Fazit: Die Taktik wird aufgehen, Merkel das alte Schlachtross, zieht
nunmal. Dennoch: Der Spot ist wenig informativ, wenig glaubwürdig, wenig
inspirierend.
## Platz 20: Bayernpartei
Eine bloße Aneinanderreihung von Symbolbilder: Aktenordner
(Steuerverschwendung), Geldschein im Papierkorb (Steuerverschwendung), Esel
scheißt Geld in EU-Topf (Steuerverschwendung), geldgeiler EU-Politiker vor
Europaflagge (Steuerverschwendung)... Filmisch bietet die Bayernpartei
wenig.
Zudem fällt der Spot auseinander. Einerseits beruhigende Hintergrundmusik
und ein monotoner Dialekt-Sprecher, andererseits schmissige Anti-EU-Parolen
(„Freiheit statt €U-Regime“ – mit blutunterlaufenem Hintergrund). Die
Hauptaussage: Bayern bleibt Bayern, da hilft auch kein Europa.
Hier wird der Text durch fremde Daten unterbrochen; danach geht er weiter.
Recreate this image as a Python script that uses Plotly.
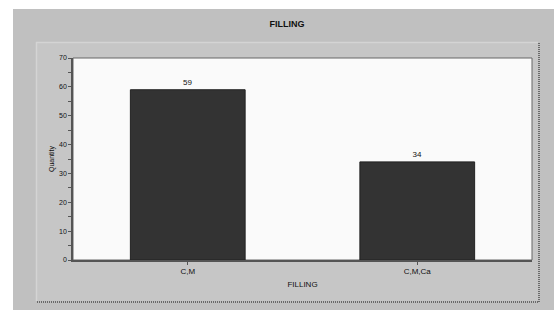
import plotly.graph_objects as go

categories = ["C,M", "C,M,Ca"]
quantities = [59, 34]
y_ticks = [0, 10, 20, 30, 40, 50, 60, 70]

W, H = 554, 310
L, R, T, B = 73, 532, 58, 260

def px(x):
    return (x - L) / (R - L)

def py(y):
    return (B - y) / (B - T)

fig = go.Figure(go.Bar(
    x=categories, y=quantities, width=0.5,
    marker=dict(color="#333333", line=dict(color="#222222", width=1)),
    text=[str(v) for v in quantities], textposition="outside",
    textfont=dict(size=8, color="#111111"), cliponaxis=False,
))

dot = dict(color="#6a6a6a", width=2, dash="1px,1px")
shapes = [
    dict(type="rect", xref="paper", yref="paper", x0=px(13), x1=px(555), y0=py(311), y1=py(9),
         fillcolor="#c0c0c0", line=dict(width=0), layer="below"),
    dict(type="rect", xref="paper", yref="paper", x0=px(36), x1=px(538), y0=py(301), y1=py(42),
         fillcolor="#c6c6c6", line=dict(width=0), layer="below"),
    dict(type="line", xref="paper", yref="paper", x0=px(36), x1=px(538), y0=py(42.5), y1=py(42.5),
         line=dict(color="#d4d4d4", width=1.5), layer="below"),
    dict(type="line", xref="paper", yref="paper", x0=px(36.5), x1=px(36.5), y0=py(42), y1=py(301),
         line=dict(color="#d4d4d4", width=1.5), layer="below"),
    dict(type="line", xref="paper", yref="paper", x0=px(539), x1=px(539), y0=py(43), y1=py(302),
         line=dot, layer="below"),
    dict(type="line", xref="paper", yref="paper", x0=px(37), x1=px(539), y0=py(302), y1=py(302),
         line=dot, layer="below"),
    dict(type="rect", xref="paper", yref="paper", x0=0, x1=1, y0=0, y1=1,
         fillcolor="#fafafa", line=dict(color="#666666", width=1), layer="below"),
]

fig.update_layout(
    width=W, height=H,
    margin=dict(l=L, r=W - R, t=T, b=H - B),
    paper_bgcolor="#ffffff", plot_bgcolor="rgba(0,0,0,0)",
    font=dict(family="Arial, Liberation Sans, sans-serif", size=8, color="#111111"),
    title=dict(text="<b>FILLING</b>", x=287 / W, xanchor="center", y=1 - 24 / H, yanchor="middle",
               font=dict(size=9, color="#111111")),
    shapes=shapes,
    showlegend=False,
    bargap=0.5,
)
fig.update_xaxes(
    range=[-0.5, 1.5], showgrid=False, zeroline=False,
    showline=True, linecolor="#555555", linewidth=1.5,
    ticks="outside", ticklen=3, tickcolor="#555555",
    tickfont=dict(size=8, color="#111111"),
    title=dict(text="FILLING", font=dict(size=8, color="#111111"), standoff=6),
)
fig.update_yaxes(
    range=[0, 70], tickvals=y_ticks, showgrid=False, zeroline=False,
    showline=True, linecolor="#555555", linewidth=1.5,
    ticks="outside", ticklen=3, tickcolor="#555555",
    minor=dict(dtick=5, ticks="outside", ticklen=3, tickcolor="#555555"),
    tickfont=dict(size=7, color="#111111"),
    title=dict(text="Quantity", font=dict(size=7, color="#111111"), standoff=4),
)

fig.write_html("out.html", config={"displayModeBar": False},
               post_script="document.body.style.margin='0';document.body.style.overflow='hidden';")
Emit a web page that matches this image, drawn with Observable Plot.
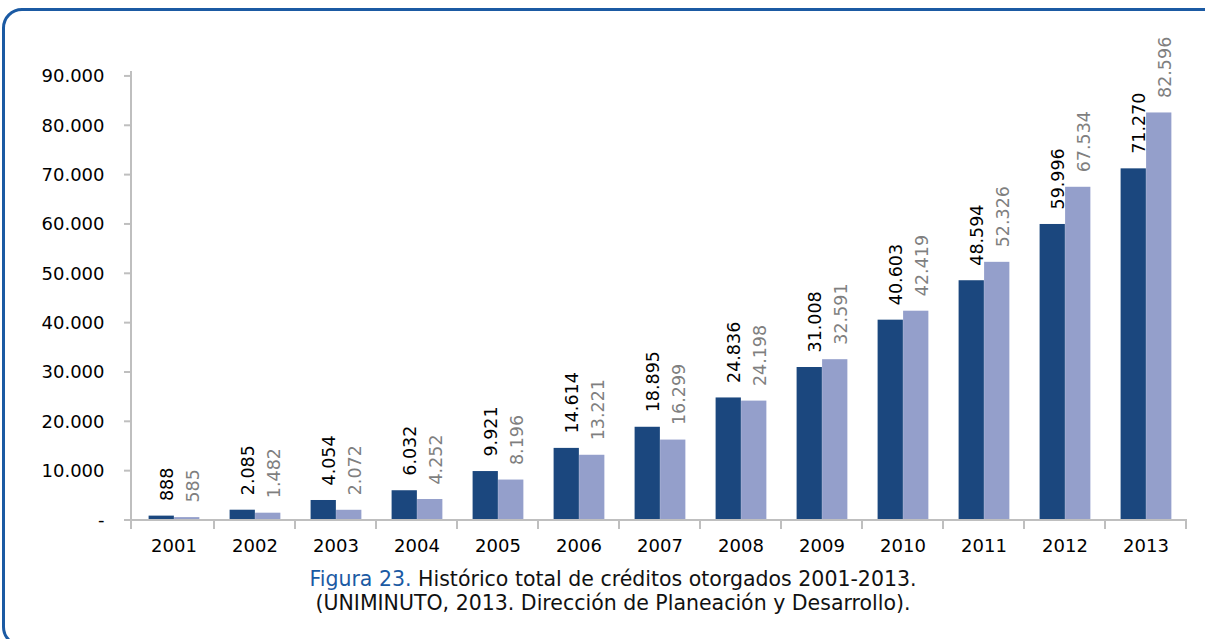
<!DOCTYPE html>
<html>
<head>
<meta charset="utf-8">
<script src="https://cdn.jsdelivr.net/npm/d3@7"></script>
<script src="https://cdn.jsdelivr.net/npm/@observablehq/plot@0.6"></script>
<style>
  html, body { margin: 0; padding: 0; background: #fff; }
  body { width: 1205px; height: 639px; position: relative; overflow: hidden; font-family: "DejaVu Sans", sans-serif; }
  #frame { position: absolute; left: 2px; top: 8px; width: 1240px; height: 639px; border: 3px solid #1b5aa3; border-radius: 20px; box-sizing: border-box; }
  #chart { position: absolute; left: 0; top: 0; }
  #caption { position: absolute; left: 0; width: 1226px; top: 567px; text-align: center; font-size: 20.5px; line-height: 24px; color: #111; }
  #caption .fig { color: #1b5aa3; }
</style>
</head>
<body>
<div id="frame"></div>
<div id="chart"></div>
<div id="caption"><span class="fig">Figura 23.</span> Histórico total de créditos otorgados 2001-2013.<br>(UNIMINUTO, 2013. Dirección de Planeación y Desarrollo).</div>
<script>
const years = ["2001","2002","2003","2004","2005","2006","2007","2008","2009","2010","2011","2012","2013"];
const seriesA = [888, 2085, 4054, 6032, 9921, 14614, 18895, 24836, 31008, 40603, 48594, 59996, 71270];
const seriesB = [585, 1482, 2072, 4252, 8196, 13221, 16299, 24198, 32591, 42419, 52326, 67534, 82596];
const yTicks = [0, 10000, 20000, 30000, 40000, 50000, 60000, 70000, 80000, 90000];
const yTickLabels = ["-", "10.000", "20.000", "30.000", "40.000", "50.000", "60.000", "70.000", "80.000", "90.000"];

const darkColor = "#1b477e";
const lightColor = "#949fcb";
const fmt = v => d3.format(",")(v).replace(/,/g, ".");

const dataA = years.map((y, i) => ({year: y, value: seriesA[i]}));
const dataB = years.map((y, i) => ({year: y, value: seriesB[i]}));

const W = 1205, H = 560, ML = 131, MR = 18, MT = 71, MB = 40;
const step = (W - ML - MR) / years.length;
const barW = 25.5;
const padL = 15.6;
const insA = {insetLeft: padL, insetRight: step - padL - barW};
const insB = {insetLeft: padL + barW, insetRight: step - padL - 2 * barW};
const cA = padL + barW / 2 - step / 2;
const cB = padL + barW * 1.5 - step / 2;

function axes(index, scales, values, dimensions) {
  const g = d3.create("svg:g").attr("stroke", "#bfbfbf").attr("stroke-width", 2).attr("fill", "none");
  const y0 = scales.y(0), yTop = scales.y(91000);
  const left = dimensions.marginLeft, right = dimensions.width - dimensions.marginRight;
  g.append("line").attr("x1", left).attr("x2", left).attr("y1", yTop).attr("y2", y0 + 9);
  g.append("line").attr("x1", left - 7).attr("x2", right).attr("y1", y0).attr("y2", y0);
  for (const t of yTicks) {
    g.append("line").attr("x1", left - 7).attr("x2", left).attr("y1", scales.y(t)).attr("y2", scales.y(t));
  }
  const bw = scales.x.bandwidth();
  for (const yr of years) {
    const xr = scales.x(yr) + bw;
    g.append("line").attr("x1", xr).attr("x2", xr).attr("y1", y0).attr("y2", y0 + 9);
  }
  return g.node();
}

const chart = Plot.plot({
  width: W, height: H,
  marginLeft: ML, marginRight: MR, marginTop: MT, marginBottom: MB,
  style: {fontFamily: "DejaVu Sans, sans-serif", fontSize: "18px", color: "#000", background: "transparent"},
  x: {domain: years, padding: 0, label: null},
  y: {domain: [0, 91000], label: null},
  marks: [
    Plot.barY(dataA, {x: "year", y: "value", fill: darkColor, ...insA}),
    Plot.barY(dataB, {x: "year", y: "value", fill: lightColor, ...insB}),
    axes,
    Plot.axisY({ticks: yTicks, tickFormat: (d, i) => yTickLabels[yTicks.indexOf(d)], tickSize: 0, tickPadding: 27, fontSize: 18, label: null}),
    Plot.axisX({tickSize: 0, tickPadding: 19, fontSize: 18, label: null}),
    Plot.text(dataA, {x: "year", y: "value", text: d => fmt(d.value), rotate: -90, textAnchor: "start", lineAnchor: "middle", dx: cA + 6, dy: -15, fill: "#000", fontSize: 17.5}),
    Plot.text(dataB, {x: "year", y: "value", text: d => fmt(d.value), rotate: -90, textAnchor: "start", lineAnchor: "middle", dx: cB + 6, dy: -15, fill: "#7f7f7f", fontSize: 17.5})
  ]
});
document.getElementById("chart").appendChild(chart);
</script>
</body>
</html>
Fazit: Einziger Höhepunkt: Der Schlussatz „Lassen wir den Bayerischen Löwen
auch in Europa brüllen“. Da schmunzelt selbst der Ostfriese. Ansonsten:
urtümlich, aggressiv und filmisch im 1. Semester hängengeblieben.
##
Die PSG setzt voll auf Krieg. Also auf Kriegsverhinderung. Denn 100 Jahre
nach dem ersten Weltkrieg bereitet sich die deutsche Regierung erneut auf
Krieg (in der Ukraine) vor. Das erklärt der PSG-Vorsitzende missgelaunt in
Berlin-Mitte. Mit einer gehörigen Portion Verschwörungstheorie versucht er
zu überzeugen (alle gleichgeschaltet!).
Nach der Hasstriade des Parteichefs ist man froh über Spitzenkandidat
Christoph Vandreier. Er redet einfach etwas leiser, unaufgeregter.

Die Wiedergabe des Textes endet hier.